Lovell Tims died a few weeks ago but good luck finding anything about him online, even though he was quite the iconic figure at the U.S. Bank Plaza in downtown Minneapolis.
Tims was a shoeshine guy and obituaries cost money, so one was never printed nor published.
This is a flaw. Obituaries are moneymakers for newspapers, especially now that classified ads are mostly dead. A person should have a decent obituary so there’s a recognition he/she was on this planet for a short period of time.
The local funeral home set up a page where people could post their remembrances…
“I work across the street from the US Bank bldg, so i walked by him 3 x a day. You could always hear his booming voice a 100 yards away, we’d usually fire a quick one liner at each other, like ‘Garnett needs to retire!'” Robert Godfrey posted. “He gave me a piece of candy for Christmas.”
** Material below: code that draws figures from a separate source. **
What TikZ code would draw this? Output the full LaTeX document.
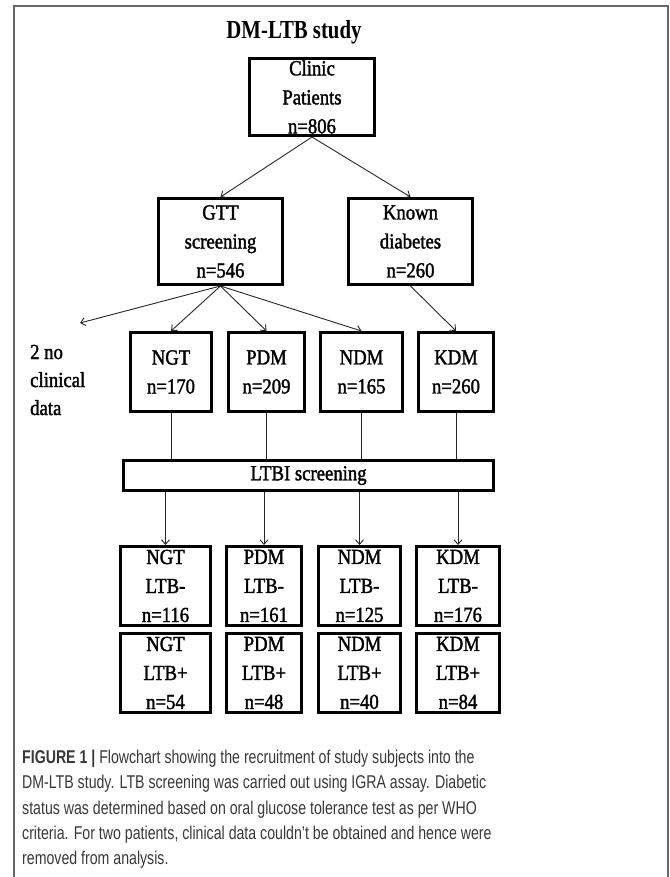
\documentclass[tikz,border=0pt]{standalone}
\usepackage{fontspec}
\setmainfont{Liberation Serif}
\newfontfamily\boxfont[FakeStretch=0.87,FakeBold=1.6]{Liberation Serif}
\newfontfamily\titlefont[FakeStretch=0.8]{Liberation Serif}
\newfontfamily\capfont[FakeStretch=0.765]{Liberation Sans}
\usepackage{tikz}
\usetikzlibrary{arrows.meta}
\tikzset{>={Straight Barb[width=2.8mm,length=1.6mm]}}
\tikzset{
  flowbox/.style={shape=rectangle,draw=black,line width=3pt,inner sep=0pt,align=center,font={\boxfont\fontsize{21.5}{29}\selectfont}},
  link/.style={draw=black!85,line width=0.9pt}
}

\begin{document}
\begin{tikzpicture}

\useasboundingbox (0pt,0pt) rectangle (669pt,-877pt);

% outer frame
\draw [draw=black!60,line width=1.4pt] (14pt,-877pt) -- (14pt,-6pt) -- (668pt,-6pt) -- (668pt,-877pt);

\path (294pt,-39pt) node (title) [anchor=base,inner sep=0pt,font={\titlefont\bfseries\fontsize{26}{30}\selectfont}]{DM-LTB study};

\path (312pt,-97pt) node (clinic) [flowbox,minimum width=125pt,minimum height=77pt]{Clinic\\Patients\\n=806};

\path (220.5pt,-241.5pt) node (gtt) [flowbox,minimum width=124pt,minimum height=86pt]{GTT\\screening\\n=546};

\path (410.5pt,-241.5pt) node (known) [flowbox,minimum width=124pt,minimum height=86pt]{Known\\diabetes\\n=260};

\path (30pt,-380pt) node (nodatatext) [anchor=west,inner sep=0pt,align=left,font={\boxfont\fontsize{21.5}{28}\selectfont}]{2 no\\clinical\\data};
\coordinate (nodata) at (80pt,-323pt);

\path (171pt,-372pt) node (ngt) [flowbox,minimum width=81pt,minimum height=79pt]{NGT\\n=170};

\path (266.5pt,-372pt) node (pdm) [flowbox,minimum width=76pt,minimum height=79pt]{PDM\\n=209};

\path (361.5pt,-372pt) node (ndm) [flowbox,minimum width=82pt,minimum height=79pt]{NDM\\n=165};

\path (456pt,-372pt) node (kdm) [flowbox,minimum width=75pt,minimum height=79pt]{KDM\\n=260};

\path (308.5pt,-475.5pt) node (ltbi) [flowbox,minimum width=370pt,minimum height=30pt]{LTBI screening};

\path (165.5pt,-586pt) node (ngtneg) [flowbox,minimum width=90pt,minimum height=79pt]{NGT\\LTB-\\n=116};

\path (264pt,-586pt) node (pdmneg) [flowbox,minimum width=75pt,minimum height=79pt]{PDM\\LTB-\\n=161};

\path (359.5pt,-586pt) node (ndmneg) [flowbox,minimum width=82pt,minimum height=79pt]{NDM\\LTB-\\n=125};

\path (458pt,-586pt) node (kdmneg) [flowbox,minimum width=83pt,minimum height=79pt]{KDM\\LTB-\\n=176};

\path (165.5pt,-673pt) node (ngtpos) [flowbox,minimum width=90pt,minimum height=79pt]{NGT\\LTB+\\n=54};

\path (264pt,-673pt) node (pdmpos) [flowbox,minimum width=75pt,minimum height=79pt]{PDM\\LTB+\\n=48};

\path (359.5pt,-673pt) node (ndmpos) [flowbox,minimum width=82pt,minimum height=79pt]{NDM\\LTB+\\n=40};

\path (458pt,-673pt) node (kdmpos) [flowbox,minimum width=83pt,minimum height=79pt]{KDM\\LTB+\\n=84};

% connectors
\draw [link,->] (clinic.south) -- (gtt.north);
\draw [link,->] (clinic.south) -- (known.north);

\draw [link,->] (gtt.south) -- (nodata);
\draw [link,->] (gtt.south) -- (ngt.north);
\draw [link,->] (gtt.south) -- (pdm.north);
\draw [link,->] (gtt.south) -- (ndm.north);
\draw [link,->] (known.south) -- (kdm.north);

\draw [link] (ngt.south) -- (ngt.south |- ltbi.north);
\draw [link] (pdm.south) -- (pdm.south |- ltbi.north);
\draw [link] (ndm.south) -- (ndm.south |- ltbi.north);
\draw [link] (kdm.south) -- (kdm.south |- ltbi.north);

\draw [link,->] (ltbi.south -| ngtneg.north) -- (ngtneg.north);
\draw [link,->] (ltbi.south -| pdmneg.north) -- (pdmneg.north);
\draw [link,->] (ltbi.south -| ndmneg.north) -- (ndmneg.north);
\draw [link,->] (ltbi.south -| kdmneg.north) -- (kdmneg.north);

% caption
\path (22pt,-750pt) node (caption) [anchor=north west,inner sep=0pt,align=left,text=black!78,font={\capfont\fontsize{18.5}{25.3}\selectfont}]{{\bfseries FIGURE 1 |} Flowchart showing the recruitment of study subjects into the\\DM-LTB study. LTB screening was carried out using IGRA assay. Diabetic\\status was determined based on oral glucose tolerance test as per WHO\\criteria. For two patients, clinical data couldn’t be obtained and hence were\\removed from analysis.};

\end{tikzpicture}
\end{document}
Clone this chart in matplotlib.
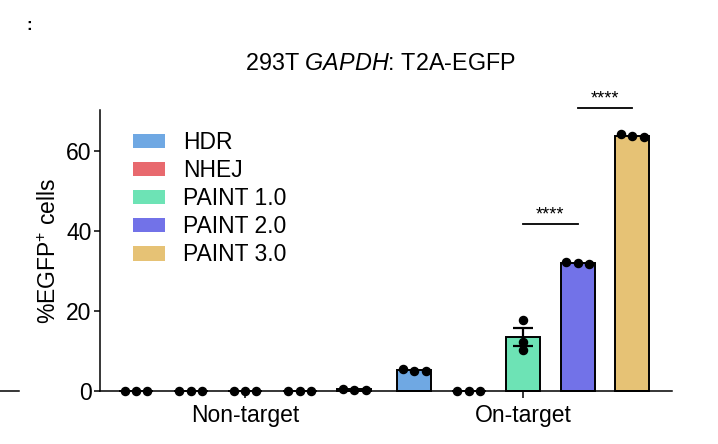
import numpy as np
import matplotlib
matplotlib.use("Agg")
import matplotlib.pyplot as plt
from matplotlib.patches import Patch
from matplotlib.lines import Line2D

plt.rcParams['font.family'] = ['Liberation Sans', 'DejaVu Sans']
plt.rcParams['mathtext.fontset'] = 'custom'
plt.rcParams['mathtext.rm'] = 'Liberation Sans'
plt.rcParams['mathtext.it'] = 'Liberation Sans:italic'

# ---- data ----
groups = ["Non-target", "On-target"]
series = ["HDR", "NHEJ", "PAINT 1.0", "PAINT 2.0", "PAINT 3.0"]
colors = ["#6FA8E3", "#E8696E", "#6DE3B5", "#7272E8", "#E6C275"]

nontarget_reps = [
    [0.1, 0.1, 0.1],
    [0.1, 0.1, 0.1],
    [0.1, 0.1, 0.1],
    [0.1, 0.1, 0.1],
    [0.6, 0.3, 0.3],
]
ontarget_reps = [
    [5.5, 5.1, 5.1],
    [0.1, 0.1, 0.1],
    [17.8, 12.2, 10.2],
    [32.2, 32.1, 31.8],
    [64.2, 63.7, 63.5],
]
sig_pairs = [(2, 3, 41.8, "****"), (3, 4, 70.8, "****")]

# ---- figure ----
fig = plt.figure(figsize=(7.18, 4.44), dpi=100)
ax = fig.add_axes([100/718, 1-391/444, (672-100)/718, (391-110)/444])

group_offsets = [0.0, 5.1]
bar_w = 34/54.5
jit = 0.21

for gi, reps_all in enumerate([nontarget_reps, ontarget_reps]):
    for si, reps in enumerate(reps_all):
        x = group_offsets[gi] + si
        reps = np.array(reps)
        m = reps.mean()
        sem = reps.std(ddof=1)/np.sqrt(len(reps))
        ax.bar(x, m, width=bar_w, color=colors[si], edgecolor="black",
               linewidth=1.4, zorder=2, clip_on=False)
        if sem > 0.5:
            ax.errorbar(x, m, yerr=sem, color="black", capsize=7,
                        elinewidth=1.6, capthick=1.6, zorder=3, clip_on=False)
            offs = np.zeros(3)
        else:
            offs = np.array([-jit, 0, jit])
        ax.scatter(x + offs, reps, s=34, color="black",
                   zorder=4, clip_on=False)

# significance
for a, b, y, txt in sig_pairs:
    xa = group_offsets[1] + a
    xb = group_offsets[1] + b
    ax.plot([xa, xb], [y, y], color="black", lw=1.3, clip_on=False)
    ax.text((xa+xb)/2, y + 0.2, txt, ha="center", va="bottom", fontsize=13)

ax.set_xlim(-0.66, group_offsets[1] + 4 + 0.73)
ax.set_ylim(0, 70.25)
ax.set_yticks([0, 20, 40, 60])
ax.set_xticks([group_offsets[0] + 2, group_offsets[1] + 2])
ax.set_xticklabels(groups)
for s in ["top", "right"]:
    ax.spines[s].set_visible(False)
for s in ["left", "bottom"]:
    ax.spines[s].set_linewidth(1.1)
ax.tick_params(axis="y", length=4, width=1.1, pad=2, labelsize=16.5)
ax.tick_params(axis="x", length=5, width=1.1, pad=4, labelsize=16.5)
ax.set_ylabel("%EGFP$^{+}$ cells", fontsize=16.5, labelpad=3.5)

fig.text(380/718, 1-63/444, "293T $\\mathit{GAPDH}$: T2A-EGFP", ha="center",
         va="center", fontsize=16.8)

handles = [Patch(facecolor=c, edgecolor="none") for c in colors]
ax.legend(handles, series, loc="upper left", bbox_to_anchor=(133/718, 1-131/444),
          bbox_transform=fig.transFigure, frameon=False, fontsize=16.5,
          handlelength=1.4, handleheight=0.62, handletextpad=0.8,
          labelspacing=0.22, borderpad=0, borderaxespad=0)

# stray fragments from neighbouring panel
fig.add_artist(Line2D([0, 19/718], [1-391/444, 1-391/444], color="black", lw=1.1))
fig.text(29/718, 1-25/444, ":", ha="center", va="center", fontsize=12,
         fontweight="bold")

fig.savefig("out.png", dpi=100)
There’s nothing sadder than a person dying without a proper obituary.
So thumbs up to Star Tribune reporter Adam Belz, who went online to ask for more information from people who knew Tims, prompted by this tweet.
There are people you walk by every day, and then suddenly they’re gone. RIP, Lovell Tims, U.S. Bank Plaza shoeshine man. pic.twitter.com/b2LmdUA6vM
— Casey Common (@CaseyCommon) January 24, 2019
Tims now has his obituary, which is printed in today’s paper.
A native of Durant, Miss., and the third of six children, Tims left home for Waterloo, Iowa, when he was a teenager. He ended up in the Twin Cities working for American Hoist and Derrick and got into shining shoes later. He got his booth in the U.S. Bank Plaza eight years ago.
“He bragged about that shoeshine business,” said Tims’ younger sister, Maxcine Outlaw. “He was making money, and people loved him.”
Until recently, he rode his bike downtown from his apartment near the corner of Chicago Avenue and 36th Street. When it was too cold or rainy, he rode the bus.
His sister said he was a stubborn man — always ready to argue and refusing to quit smoking even after his doctor told him to stop. Even after receiving the cancer diagnosis in October, he sneaked outside to smoke out of sight of his friends in the building.
“I prayed for him and then I sat on the bed beside him, and he looked at me and said, ‘How come this happened to me?’ ” Outlaw said, describing one of their last conversations. “I said, ‘Because, when you first knew that this was going on, you didn’t tell us, because you didn’t want to stop smoking.’ ”
Lovell Tims was on this earth for 74 years.